WASHINGTON – The Consumer Financial Protection Bureau (CFPB) has proposed new rules that would allow class-action lawsuits by aggrieved customers of financial services companies.
The rule, to be announced Thursday, prohibits banks and other businesses that issue credit cards, make loans or provide checking and additional financial services from making customers sign agreements that take away their right to participate in group legal actions.
Hundreds of millions of consumers are affected by so-called forced arbitration clauses that allow companies to compel customers to submit disputes about alleged wrongdoing to binding decisions made by private individuals. The clauses do not preclude individual small-claims court actions. But they usually block other kinds of lawsuits including class actions.
"No matter how many consumers are injured by the same conduct, consumers must proceed to resolve their claims individually against the company," the CFPB said in explaining its reasoning for the new rules.
Class actions let "companies know they can be called to account for their misconduct," the bureau said. So "they are less likely to engage in unlawful practices that can harm consumers."
CFPB bureau is accepting comments on the newly proposed rule, which would affect several Minnesota financial services companies. TCF Bank, Ameriprise Financial, and U.S. Bancorp offered no comment on the new rules.
The Financial Services Roundtable, a national trade group run by former Minnesota Gov. Tim Pawlenty, includes Ameriprise and U.S. Bancorp. The trade group opposes restrictions on arbitration.
"If done well, arbitration provides a quick and efficient way for customers to resolve disputes with financial companies and a potential new rule by the Consumer Financial Protection Bureau could push arbitration to the back of the line of dispute resolution options available to consumers," the roundtable said in an October 2015 news release.
The American Bankers Association added its criticism Thursday, it's president saying "consumers will get less and pay more if the CFPB's proposal to sideline arbitration and promote class actions is ultimately adopted."
U.S. Sen.
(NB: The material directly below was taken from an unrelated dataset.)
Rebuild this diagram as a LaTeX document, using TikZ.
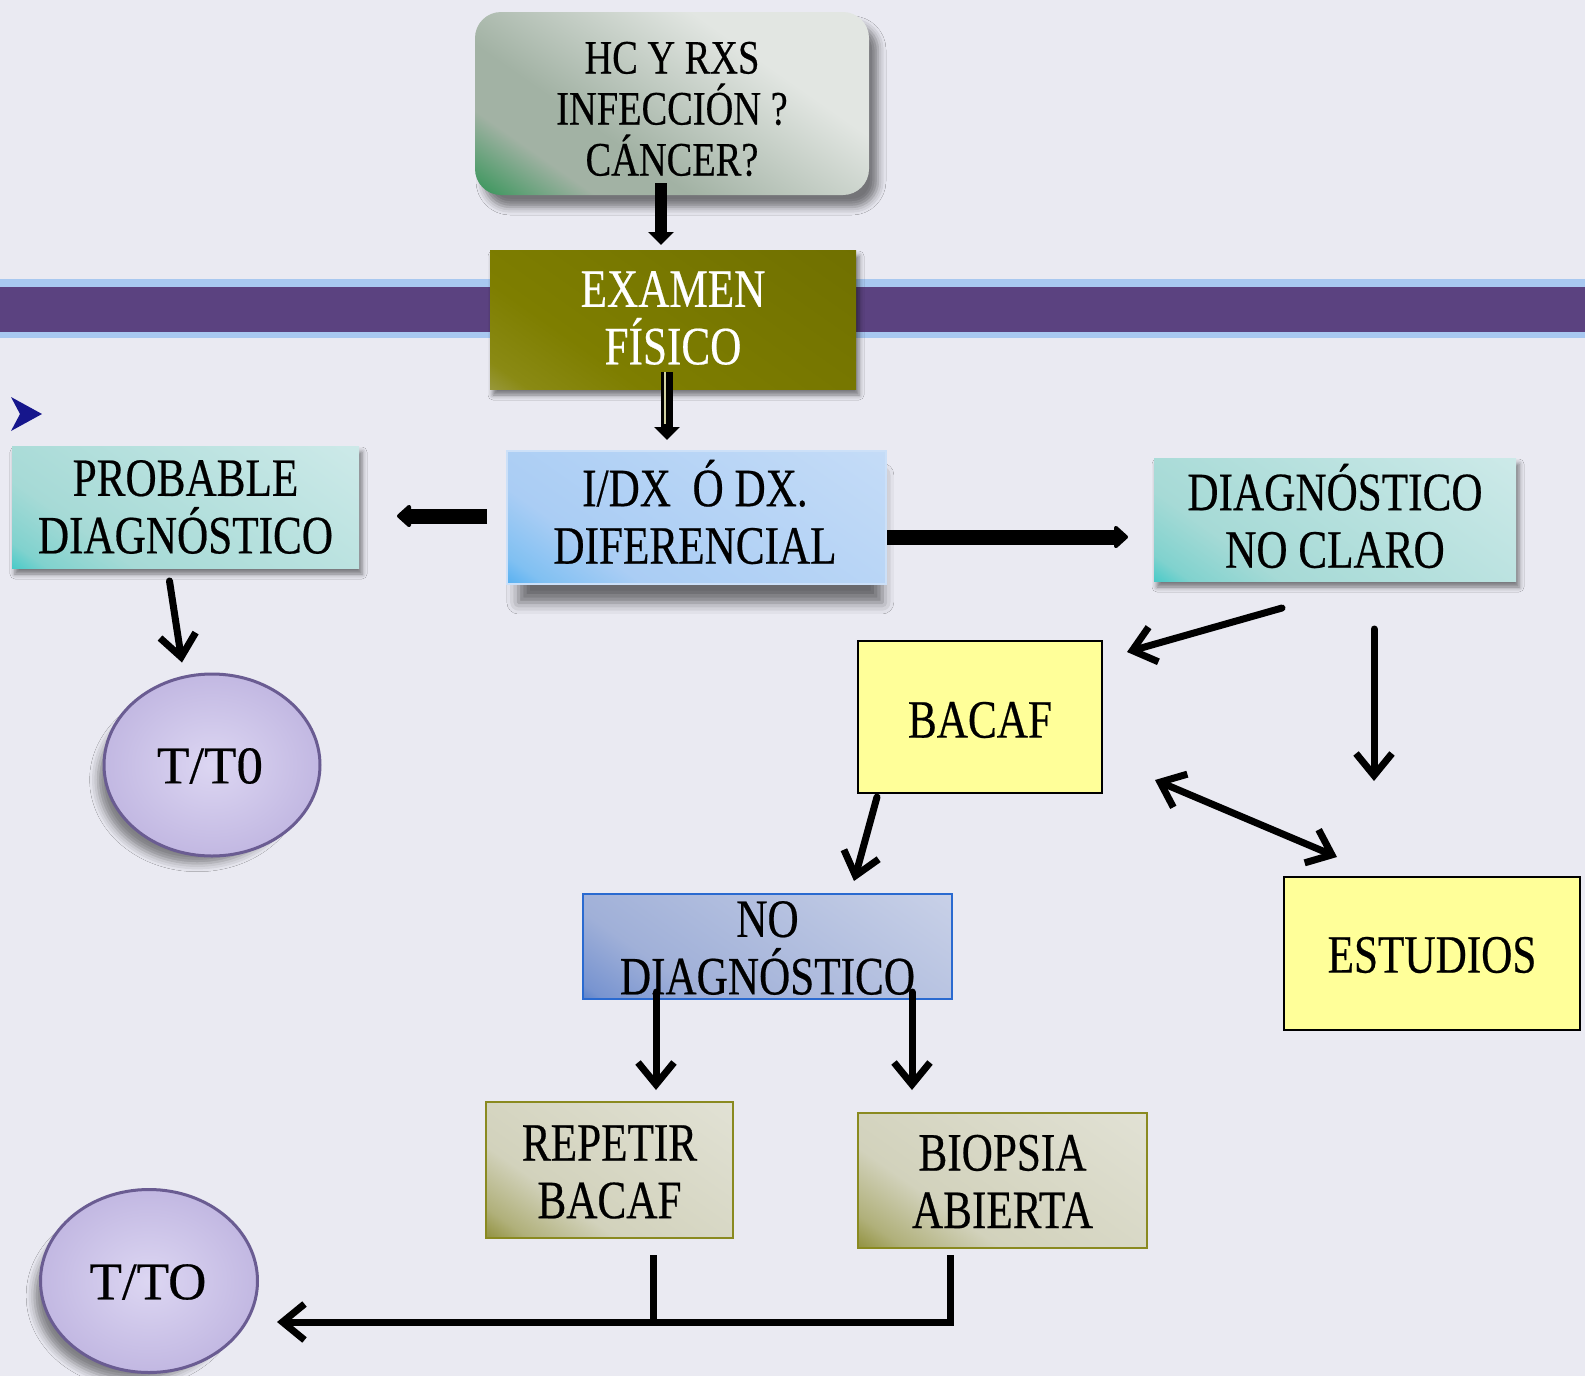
\documentclass[tikz,border=0pt]{standalone}
\usepackage{fontspec}
\setmainfont{Liberation Serif}[FakeStretch=0.8,FakeBold=0.4]
\newfontfamily\wideserif{Liberation Serif}[FakeBold=0.4]
\usetikzlibrary{arrows.meta,calc,shadows.blur,shapes.geometric}

\definecolor{bgc}{HTML}{EAEAF2}
\definecolor{bandblue}{HTML}{A8C8F0}
\definecolor{bandpurple}{HTML}{5B4280}
\definecolor{hcG}{HTML}{3A965C}
\definecolor{hcM}{HTML}{A2B2A4}
\definecolor{hcT}{HTML}{E2E6E2}
\definecolor{exA}{HTML}{A8A86C}
\definecolor{exB}{HTML}{8A8A14}
\definecolor{exC}{HTML}{7E7E00}
\definecolor{exD}{HTML}{6C6C00}
\definecolor{idA}{HTML}{2A9FF0}
\definecolor{idB}{HTML}{80C0F2}
\definecolor{idC}{HTML}{AACDF4}
\definecolor{idD}{HTML}{CCE0F8}
\definecolor{tlA}{HTML}{10C2C2}
\definecolor{tlB}{HTML}{80D2CE}
\definecolor{tlC}{HTML}{A6DAD6}
\definecolor{tlD}{HTML}{D8EEEE}
\definecolor{ndA}{HTML}{1E5CC0}
\definecolor{ndB}{HTML}{7894D0}
\definecolor{ndC}{HTML}{A0B0D8}
\definecolor{ndD}{HTML}{D4DAEC}
\definecolor{ndE}{HTML}{2A6AD0}
\definecolor{olA}{HTML}{7A7A10}
\definecolor{olB}{HTML}{B0B07A}
\definecolor{olC}{HTML}{D2D2BC}
\definecolor{olD}{HTML}{E6E6DC}
\definecolor{olE}{HTML}{8A8A20}
\definecolor{yel}{HTML}{FFFF99}
\definecolor{elIn}{HTML}{DCD6F2}
\definecolor{elOut}{HTML}{C2B8E2}
\definecolor{elRim}{HTML}{6A5C92}
\definecolor{bullet}{HTML}{16168C}

\pgfdeclareverticalshading{hcsh}{100bp}{color(0bp)=(hcG); color(16bp)=(hcG); color(28bp)=(hcM); color(38bp)=(hcM); color(66bp)=(hcT); color(100bp)=(hcT)}
\pgfdeclareverticalshading{exsh}{100bp}{color(0bp)=(exA); color(9bp)=(exA); color(20bp)=(exB); color(34bp)=(exC); color(100bp)=(exD)}
\pgfdeclareverticalshading{idsh}{100bp}{color(0bp)=(idA); color(10bp)=(idA); color(20bp)=(idB); color(32bp)=(idC); color(100bp)=(idD)}
\pgfdeclareverticalshading{tlsh}{100bp}{color(0bp)=(tlA); color(10bp)=(tlA); color(20bp)=(tlB); color(32bp)=(tlC); color(100bp)=(tlD)}
\pgfdeclareverticalshading{ndsh}{100bp}{color(0bp)=(ndA); color(9bp)=(ndA); color(18bp)=(ndB); color(32bp)=(ndC); color(100bp)=(ndD)}
\pgfdeclareverticalshading{olsh}{100bp}{color(0bp)=(olA); color(10bp)=(olA); color(22bp)=(olB); color(36bp)=(olC); color(100bp)=(olD)}

\tikzset{
  box/.style={rectangle, inner sep=0pt, outer sep=0pt},
  txt/.style={align=center, inner sep=0pt, font=\fontsize{54}{57.5}\selectfont},
  sh/.style={blur shadow={shadow xshift=3pt, shadow yshift=-6pt, shadow blur radius=5pt, shadow opacity=50}},
  ybox/.style={box, fill=yel, draw=black, line width=2pt},
  obox/.style={box, shading=olsh, shading angle=-35, draw=olE, line width=2.2pt},
  tbox/.style={box, shading=tlsh, shading angle=-35, sh},
  oval/.style={ellipse, inner sep=0pt, inner color=elIn, outer color=elOut, draw=elRim, line width=3pt,
     blur shadow={shadow xshift=-16pt, shadow yshift=-16pt, shadow scale=0.92, shadow blur radius=9pt, shadow opacity=45}},
  fat/.style={line width=15pt, -{Triangle[length=15pt,width=26pt,round]}},
  stem/.style={line width=12pt, -{Triangle[length=13pt,width=25pt]}},
  barb/.tip={Straight Barb[length=22pt,width=36pt,line width=7pt]},
  thin/.style={line width=7pt, line cap=round, -barb},
  bar/.style={line width=7pt}
}

\begin{document}
\begin{tikzpicture}[x=1pt,y=-1pt]
\useasboundingbox (0,0) rectangle (1585,1376);
\fill[bgc] (0,0) rectangle (1585,1376);

% band
\fill[bandblue] (0,279) rectangle (1585,338);
\fill[bandpurple] (0,287) rectangle (1585,332);

% bullet
\fill[bullet] (11,397) -- (42,414) -- (11,431) -- (20,414) -- cycle;

% boxes
\node[box, rounded corners=26pt, shading=hcsh, shading angle=-35, minimum width=394pt, minimum height=183pt,
  blur shadow={shadow xshift=9pt, shadow yshift=-12pt, shadow blur radius=8pt, shadow opacity=50}] (hc) at (672,103.5) {};
\node[box, shading=exsh, shading angle=-35, minimum width=366pt, minimum height=139pt, sh] (exam) at (673,319.5) {};
\node[box, shading=idsh, shading angle=-35, draw=idD, line width=2pt, minimum width=379pt, minimum height=133pt,
  blur shadow={shadow xshift=4pt, shadow yshift=-22pt, shadow scale=0.96, shadow blur radius=12pt, shadow opacity=55}] (idx) at (696.5,517.5) {};
\node[tbox, minimum width=347pt, minimum height=122pt] (prob) at (185.5,507) {};
\node[tbox, minimum width=362pt, minimum height=123pt] (nocl) at (1335,519.5) {};
\node[ybox, minimum width=244pt, minimum height=152pt] (bacaf) at (980,717) {};
\node[ybox, minimum width=296pt, minimum height=153pt] (est) at (1432,953.5) {};
\node[box, shading=ndsh, shading angle=-35, draw=ndE, line width=2.2pt, minimum width=369pt, minimum height=105pt] (nod) at (767.5,946.5) {};
\node[obox, minimum width=247pt, minimum height=136pt] (rep) at (609.5,1170) {};
\node[obox, minimum width=289pt, minimum height=135pt] (bio) at (1002.5,1180.5) {};
\node[oval, minimum width=216pt, minimum height=182pt] (tt1) at (212,765) {};
\node[oval, minimum width=217pt, minimum height=183pt] (tt2) at (149,1281) {};

% texts
\node[txt, font=\fontsize{48}{51}\selectfont] (hct) at (hc.center) [yshift=-5.5pt] {HC Y RXS\\INFECCIÓN ?\\CÁNCER?};
\node[txt, text=white] (examt) at ($(exam.center)+(0,-1.5)$) {EXAMEN\\FÍSICO};
\node[txt] (idxt) at ($(idx.center)+(-1.5,-5.5)$) {I/DX\ \ Ó DX.\\DIFERENCIAL};
\node[txt] (probt) at (prob.center) {PROBABLE\\DIAGNÓSTICO};
\node[txt] (noclt) at ($(nocl.center)+(0,-3.5)$) {DIAGNÓSTICO\\NO CLARO};
\node[txt] (bacaft) at ($(bacaf.center)+(0,3)$) {BACAF};
\node[txt] (estt) at ($(est.center)+(0,1.5)$) {ESTUDIOS};
\node[txt] (nodt) at ($(nod.center)+(0,1.5)$) {NO\\DIAGNÓSTICO};
\node[txt] (rept) at ($(rep.center)+(0,2)$) {REPETIR\\BACAF};
\node[txt] (biot) at ($(bio.center)+(0,1)$) {BIOPSIA\\ABIERTA};
\node[txt, font=\wideserif\fontsize{53}{57}\selectfont] (tt1t) at ($(tt1.center)+(-2,1)$) {T/T0};
\node[txt, font=\wideserif\fontsize{53}{57}\selectfont] (tt2t) at ($(tt2.center)+(-1,1)$) {T/TO};

% connectors
\draw[stem] ($(hc.south)+(-11,-12)$) -- ($(exam.north)+(-12,-5)$);
\draw[stem] ($(exam.south)+(-6,-17)$) -- ($(idx.north)+(-29.5,-11)$);
\draw[white!60!exB, line width=1.5pt] ($(exam.south)+(-8,-17)$) -- ($(idx.north)+(-31.5,-27)$);
\draw[fat] ($(idx.west)+(-20,-1.5)$) -- ($(prob.east)+(38,9)$);
\draw[fat] ($(idx.east)+(1,19.5)$) -- ($(nocl.west)+(-26,17.5)$);
\draw[thin] ($(prob.south)+(-16,13)$) -- ($(tt1.north)+(-30,-10)$);
\draw[thin] ($(nocl.south)+(-53,27)$) -- ($(bacaf.north east)+(25,11)$);
\draw[thin] ($(nocl.south)+(39,48)$) -- ($(est.north)+(-58,-96)$);
\draw[thin, barb-barb] ($(bacaf.south east)+(53,-13)$) -- ($(est.north west)+(53,-20)$);
\draw[thin] ($(bacaf.south west)+(19,4)$) -- ($(nod.north)+(86.5,-13)$);
\draw[thin] ($(nod.south)+(-111.5,-7)$) -- ($(rep.north)+(46.5,-12)$);
\draw[thin] ($(nod.south)+(144.5,-7)$) -- ($(bio.north)+(-90.5,-23)$);
\coordinate (j1) at ($(rep.south)+(43.5,84)$);
\coordinate (j2) at ($(bio.south)+(-52.5,74)$);
\draw[bar] ($(rep.south)+(43.5,17)$) -- (j1);
\draw[bar] ($(bio.south)+(-52.5,7)$) -- (j2);
\draw[thin, line cap=butt] ($(j2)+(3.5,0)$) -- ($(tt2.east)+(18,41)$);
\end{tikzpicture}
\end{document}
Al Franken, who has criticized forced arbitration as anti-consumer and battled for changes in federal policy, welcomed the newly proposed rule.
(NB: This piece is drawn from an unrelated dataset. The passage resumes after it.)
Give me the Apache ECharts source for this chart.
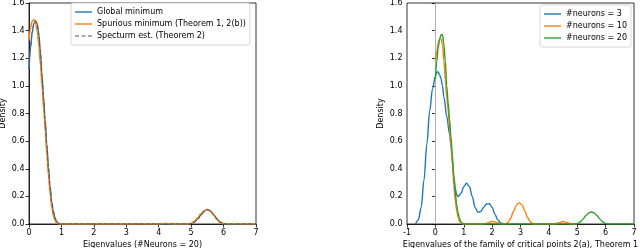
<!DOCTYPE html>
<html><head><meta charset="utf-8">
<script src="https://cdn.jsdelivr.net/npm/echarts@6/dist/echarts.min.js"></script>
<style>html,body{margin:0;padding:0;background:#fff}#c{width:640px;height:248px}</style>
</head><body><div id="c"></div>
<script>
// ---- Left panel (#Neurons = 20) ----
const globalX = [0,0.05,0.1,0.15,0.2,0.25,0.3,0.35,0.4,0.45,0.5,0.55,0.6,0.65,0.7,0.75,0.8,0.85,0.9,0.95,1.0,1.1,3.2,3.35,3.45,3.6,4.9,5.0,5.1,5.2,5.3,5.4,5.5,5.6,5.7,5.8,5.9,6.0,6.1,7.0];
const globalY = [1.12,1.28,1.39,1.45,1.47,1.45,1.38,1.25,1.08,0.91,0.74,0.57,0.41,0.27,0.16,0.09,0.045,0.018,0.006,0.002,0,0,0,0.003,0.003,0,0,0.003,0.014,0.035,0.065,0.092,0.106,0.095,0.068,0.036,0.013,0.003,0,0];
const spuriousX = [0,0.05,0.1,0.15,0.2,0.25,0.3,0.35,0.4,0.45,0.5,0.55,0.6,0.65,0.7,0.75,0.8,0.85,0.9,0.95,1.0,4.0,4.15,4.3,4.45,4.9,5.0,5.1,5.2,5.3,5.4,5.5,5.6,5.7,5.8,5.9,6.0,7.0];
const spuriousY = [1.33,1.42,1.47,1.48,1.46,1.40,1.30,1.16,1.00,0.84,0.67,0.50,0.35,0.22,0.12,0.06,0.025,0.008,0.002,0,0,0,0.004,0.004,0,0,0.005,0.02,0.045,0.075,0.097,0.102,0.09,0.062,0.03,0.01,0.002,0];
const estX = [0,0.05,0.1,0.15,0.2,0.25,0.3,0.35,0.4,0.45,0.5,0.55,0.6,0.65,0.7,0.75,0.8,0.85,0.9,0.95,1.0,1.1,4.9,5.0,5.1,5.2,5.3,5.4,5.5,5.6,5.7,5.8,5.9,6.0,6.1,7.0];
const estY = [1.12,1.28,1.39,1.45,1.47,1.45,1.38,1.25,1.08,0.91,0.74,0.57,0.41,0.27,0.16,0.09,0.045,0.018,0.006,0.002,0,0,0,0.003,0.014,0.035,0.065,0.092,0.106,0.095,0.068,0.036,0.013,0.003,0,0];

// ---- Right panel (family of critical points) ----
const n3X = [-0.7,-0.6,-0.5,-0.4,-0.3,-0.2,-0.1,0.0,0.05,0.1,0.15,0.2,0.25,0.3,0.4,0.5,0.55,0.6,0.65,0.7,0.75,0.8,0.9,1.0,1.1,1.2,1.3,1.4,1.5,1.6,1.7,1.8,1.9,2.0,2.1,2.2,2.3,2.4];
const n3Y = [0,0.03,0.12,0.32,0.58,0.82,0.98,1.07,1.10,1.10,1.08,1.05,1.0,0.92,0.78,0.65,0.57,0.45,0.34,0.26,0.21,0.20,0.22,0.27,0.295,0.27,0.20,0.12,0.085,0.09,0.12,0.145,0.147,0.12,0.07,0.03,0.008,0];
const n10X = [0,0.05,0.1,0.15,0.2,0.25,0.3,0.35,0.4,0.45,0.5,0.55,0.6,0.65,0.7,0.75,0.8,0.85,0.9,0.95,1.0,1.7,1.85,2.0,2.15,2.3,2.45,2.55,2.65,2.75,2.85,2.95,3.05,3.15,3.25,3.35,3.45,4.2,4.35,4.5,4.65,4.8,5.0];
const n10Y = [1.18,1.25,1.31,1.34,1.34,1.30,1.18,1.04,0.92,0.82,0.70,0.57,0.43,0.28,0.17,0.10,0.05,0.02,0.007,0.002,0,0,0.008,0.018,0.012,0.003,0,0.01,0.04,0.09,0.135,0.155,0.14,0.095,0.045,0.015,0,0,0.01,0.018,0.01,0,0];
const n20X = [0,0.05,0.1,0.15,0.2,0.25,0.3,0.35,0.4,0.45,0.5,0.55,0.6,0.65,0.7,0.75,0.8,0.85,0.9,0.95,1.0,4.9,5.0,5.1,5.2,5.3,5.4,5.5,5.6,5.7,5.8,5.9,6.0,6.1,7.0];
const n20Y = [1.05,1.18,1.28,1.34,1.37,1.37,1.30,1.18,1.00,0.88,0.76,0.63,0.49,0.35,0.23,0.14,0.08,0.04,0.015,0.005,0,0,0.003,0.015,0.035,0.06,0.08,0.087,0.08,0.06,0.035,0.015,0.003,0,0];

const yTicks = ['0.0','0.2','0.4','0.6','0.8','1.0','1.2','1.4','1.6'];
const leftLabels = ['Global minimum','Spurious minimum (Theorem 1, 2(b))','Specturm est. (Theorem 2)'];
const rightLabels = ['#neurons = 3','#neurons = 10','#neurons = 20'];
const xNameLeft = 'Eigenvalues (#Neurons = 20)';
const xNameRight = 'Eigenvalues of the family of critical points 2(a), Theorem 1';

const zip = (xs, ys) => xs.map((x, i) => [x, ys[i]]);
const FONT = 'DejaVu Sans';
const txt = {fontFamily: FONT, fontSize: 8, color: '#000'};

function xAx(idx, min, name) {
  return {gridIndex: idx, type: 'value', min: min, max: 7, interval: 1,
    name: name, nameLocation: 'middle', nameGap: 15.5, nameTextStyle: {fontFamily: FONT, fontSize: 8, color: '#000'},
    axisLine: {show: true, onZero: false, lineStyle: {color: '#000', width: 0.8}},
    axisTick: {show: true, length: 3.5, lineStyle: {color: '#000', width: 0.8}},
    axisLabel: Object.assign({margin: 4.5}, txt),
    splitLine: {show: false}};
}
function yAx(idx) {
  return {gridIndex: idx, type: 'value', min: 0, max: 1.6, interval: 0.2,
    name: 'Density', nameLocation: 'middle', nameGap: 22, nameTextStyle: {fontFamily: FONT, fontSize: 8, color: '#000'},
    axisLine: {show: true, lineStyle: {color: '#000', width: 0.8}},
    axisTick: {show: true, length: 3.5, lineStyle: {color: '#000', width: 0.8}},
    axisLabel: Object.assign({margin: 4.5, formatter: v => yTicks[Math.round(v / 0.2)]}, txt),
    splitLine: {show: false}};
}
function line(name, data, color, xi, extra) {
  return Object.assign({name: name, type: 'line', xAxisIndex: xi, yAxisIndex: xi, data: data,
    symbol: 'none', smooth: 0.35, smoothMonotone: 'x', clip: true,
    lineStyle: {color: color, width: 1.4}, itemStyle: {color: color}, z: 3}, extra || {});
}
const SOLID = 'path://M0,0H17V1.4H0Z';
const DASH = 'path://M0,0H4V1.2H0Z M6.5,0H10.5V1.2H6.5Z M13,0H17V1.2H13Z';
const legendBase = {orient: 'vertical', itemWidth: 17, itemHeight: 1.4, itemGap: 4,
  backgroundColor: '#fff', borderColor: '#cccccc', borderWidth: 0.8, borderRadius: 2, padding: [5, 4, 5, 4],
  textStyle: {fontFamily: FONT, fontSize: 8, color: '#000', lineHeight: 8}};

const chart = echarts.init(document.getElementById('c'), null, {renderer: 'canvas'});
chart.setOption({
  animation: false,
  grid: [
    {left: 29, top: 3, width: 227, height: 221, outerBoundsMode: 'none', containLabel: false, show: true, borderColor: '#000', borderWidth: 0.8, backgroundColor: 'transparent'},
    {left: 407, top: 3, width: 227, height: 221, outerBoundsMode: 'none', containLabel: false, show: true, borderColor: '#000', borderWidth: 0.8, backgroundColor: 'transparent'}
  ],
  xAxis: [xAx(0, 0, xNameLeft), xAx(1, -1, xNameRight)],
  yAxis: [yAx(0), yAx(1)],
  legend: [
    Object.assign({}, legendBase, {left: 71, top: 3, data: [
      {name: leftLabels[0], icon: SOLID}, {name: leftLabels[1], icon: SOLID}, {name: leftLabels[2], icon: DASH}]}),
    Object.assign({}, legendBase, {left: 540, top: 5, data: rightLabels.map(n => ({name: n, icon: SOLID}))})
  ],
  series: [
    line(leftLabels[0], zip(globalX, globalY), '#1f77b4', 0),
    line(leftLabels[1], zip(spuriousX, spuriousY), '#ff7f0e', 0),
    line(leftLabels[2], zip(estX, estY), '#555555', 0, {lineStyle: {color: '#555555', width: 1, type: [4, 2]}}),
    line(rightLabels[0], zip(n3X, n3Y), '#1f77b4', 1, {
      markLine: {silent: true, symbol: 'none', label: {show: false},
        lineStyle: {color: '#d0d0d0', width: 0.8, type: 'solid'}, data: [{xAxis: 0}], z: 1}}),
    line(rightLabels[1], zip(n10X, n10Y), '#ff7f0e', 1),
    line(rightLabels[2], zip(n20X, n20Y), '#2ca02c', 1)
  ]
});
</script></body></html>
"Corporate America often exploits forced arbitration to stack the deck against ordinary Americans," Franken said in an e-mail to the Star Tribune. "By stripping away people's access to the courts, these little clauses have huge legal implications for each and every Minnesotan. And they're buried in everything from nursing home contracts to employment agreements and private student loans. I believe that all Americans have a fundamental right to seek justice when they've been wronged, and that's why we need to limit the unfair practice of forced arbitration."